The First Fiction Lesson

The first lesson in fictional story devices is discovered when a student opens her first history textbook. Only they aren’t told the history inside is fiction. Students are taught this is what happened. Accept it. Memorize it. Take it to heart. What other events happened, or didn’t happen, the motives of rulers and generals, alliances, and failed alliances, and shifting power structures aren’t usually part of the package.

Thai children’s learn about sacking of Ayutthaya in 1767 as if that is the only event worthy of mention, ensuring that children associate Burma as an brutal aggressor with Thailand as a victim. Laotian school history books paint Thais as villains. And so it goes.

To untangle the web of power, influence and brute force is a challenge for any historian. The historical record is often incomplete and biased. The more distant the events, the more likely the conclusions are the product of myth, wishful thinking, and self-serving political forces.

Thailand isn’t the only offender in the manufacture of history to suit its own self-interest. Japan still can’t come to grips with World War II, the Chinese history on Tibet has the earmarks of heavy-handed editing, the Americans are silent on the extermination of native Indian tribes, and these few examples don’t begin to describe the often distorted and unreliable narratives that children are taught in their local schools.

The first lies children learn are from the school history books. Once the first lies are accepted as gospel the ability to play on preconceived ideas becomes easy. The students who are now adults have grown fat and stupid on a steady diet of falsehoods. They are softened up for a lifetime of official and commercial story telling that blurs reality and illusion and that suits perfectly the interest of those seeking power and profit. Challenge the conventional historical received wisdom is dangerous. People find comfort in the official spin; they become uneasy when they learn the truth is vastly more complicated and what is extracted must be qualified.

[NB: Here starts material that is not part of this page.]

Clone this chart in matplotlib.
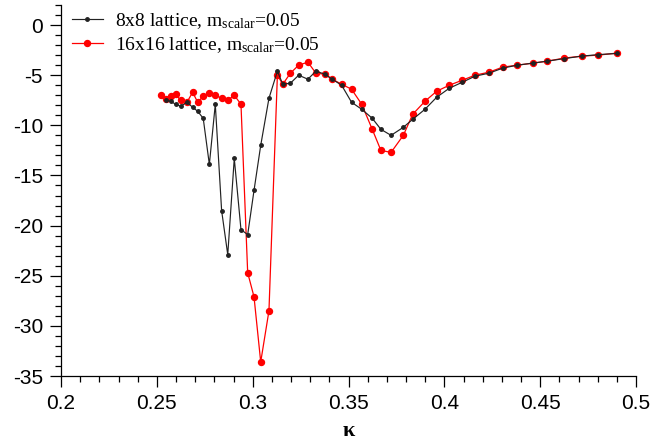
import matplotlib
matplotlib.use("Agg")
import matplotlib.pyplot as plt
from matplotlib.ticker import MultipleLocator

plt.rcParams['axes.unicode_minus'] = False
plt.rcParams['mathtext.fontset'] = 'custom'
plt.rcParams['mathtext.rm'] = 'Liberation Serif'
plt.rcParams['mathtext.it'] = 'Liberation Serif:italic'

kappa_red = [0.2522, 0.2548, 0.2572, 0.2598, 0.2624, 0.2657, 0.2687, 0.2713, 0.2742, 0.2774,
             0.2805, 0.2838, 0.2870, 0.2904, 0.2939, 0.2974, 0.3007, 0.3042, 0.3085, 0.3129,
             0.3157, 0.3197, 0.3240, 0.3288, 0.3330, 0.3377, 0.3415, 0.3464, 0.3516, 0.3569,
             0.3624, 0.3669, 0.3722, 0.3786, 0.3835, 0.3899, 0.3960, 0.4026, 0.4094, 0.4160,
             0.4233, 0.4304, 0.4381, 0.4461, 0.4537, 0.4624, 0.4716, 0.4803, 0.4899]
val_red = [-7.0, -7.4, -7.1, -6.9, -7.5, -7.7, -6.7, -7.7, -7.1, -6.8,
           -7.0, -7.3, -7.5, -7.0, -7.9, -24.7, -27.1, -33.6, -28.5, -5.0,
           -5.9, -4.8, -4.0, -3.7, -4.8, -4.9, -5.4, -5.9, -6.4, -7.9,
           -10.4, -12.5, -12.7, -11.0, -8.9, -7.6, -6.6, -6.0, -5.5, -5.0,
           -4.7, -4.2, -4.0, -3.8, -3.6, -3.3, -3.1, -3.0, -2.8]

kappa_black = [0.2548, 0.2572, 0.2598, 0.2624, 0.2657, 0.2687, 0.2713, 0.2742, 0.2774,
               0.2805, 0.2838, 0.2870, 0.2904, 0.2939, 0.2974, 0.3007, 0.3042, 0.3085, 0.3129,
               0.3157, 0.3197, 0.3240, 0.3288, 0.3330, 0.3377, 0.3415, 0.3464, 0.3516, 0.3569,
               0.3624, 0.3669, 0.3722, 0.3786, 0.3835, 0.3899, 0.3960, 0.4026, 0.4094, 0.4160,
               0.4233, 0.4304, 0.4381, 0.4461, 0.4537, 0.4624, 0.4716, 0.4803, 0.4899]
val_black = [-7.5, -7.6, -7.9, -8.1, -7.7, -8.2, -8.6, -9.3, -13.9,
             -7.9, -18.5, -22.9, -13.3, -20.4, -20.9, -16.5, -12.0, -7.3, -4.6,
             -5.9, -5.8, -5.0, -5.4, -4.6, -4.9, -5.4, -6.0, -7.7, -8.4,
             -9.3, -10.4, -11.0, -10.2, -9.4, -8.4, -7.2, -6.3, -5.7, -5.1,
             -4.8, -4.3, -4.0, -3.8, -3.6, -3.35, -3.1, -2.95, -2.83]

label_black = r"8x8 lattice, m$_{\mathrm{scalar}}$=0.05"
label_red = r"16x16 lattice, m$_{\mathrm{scalar}}$=0.05"
xticks = [0.2, 0.25, 0.3, 0.35, 0.4, 0.45, 0.5]
xticklabels = ["0.2", "0.25", "0.3", "0.35", "0.4", "0.45", "0.5"]
yticks = [0, -5, -10, -15, -20, -25, -30, -35]

fig = plt.figure(figsize=(6.52, 4.40), dpi=100)
ax = fig.add_axes([61/652, 1 - 376/440, (636-61)/652, (376-5)/440])

ax.plot(kappa_black, val_black, color='#222222', lw=0.85, marker='o', ms=2.5,
        label=label_black, zorder=3)
ax.plot(kappa_red, val_red, color='#ff0000', lw=0.9, marker='o', ms=4.3,
        label=label_red, zorder=2)

ax.set_xlim(0.2, 0.5)
ax.set_ylim(-35, 2)
ax.set_xticks(xticks)
ax.set_xticklabels(xticklabels)
ax.set_yticks(yticks)
ax.xaxis.set_minor_locator(MultipleLocator(0.01))
ax.yaxis.set_minor_locator(MultipleLocator(1))

for s in ['top', 'right']:
    ax.spines[s].set_visible(False)
for s in ['left', 'bottom']:
    ax.spines[s].set_linewidth(0.9)

ax.tick_params(which='major', direction='out', length=8, width=0.9, pad=5,
               labelsize=15)
ax.tick_params(which='minor', direction='out', length=4.5, width=0.9)
for lab in ax.get_xticklabels() + ax.get_yticklabels():
    lab.set_fontfamily('Liberation Sans')

ax.set_xlabel("κ", fontsize=16, fontweight='bold', family='Liberation Serif', labelpad=6)

leg = ax.legend(loc='upper left', bbox_to_anchor=(0.0, 1.012), frameon=False,
                prop={'family': 'Liberation Serif', 'size': 14},
                handlelength=1.6, handletextpad=0.65, labelspacing=0.2,
                borderaxespad=0.15)

fig.savefig("out.png", dpi=100)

The hometown team may also be implicated by uncomfortable historical events. Silence is another enemy of truth. Those who break that silence are rarely thanked; more likely they are hounded, persecuted and marginalized. There has always been a lot at stake when it comes to writing history. That why who writes the history school books and what the choose to write about and what they choose to ignore has huge implications for social and political development.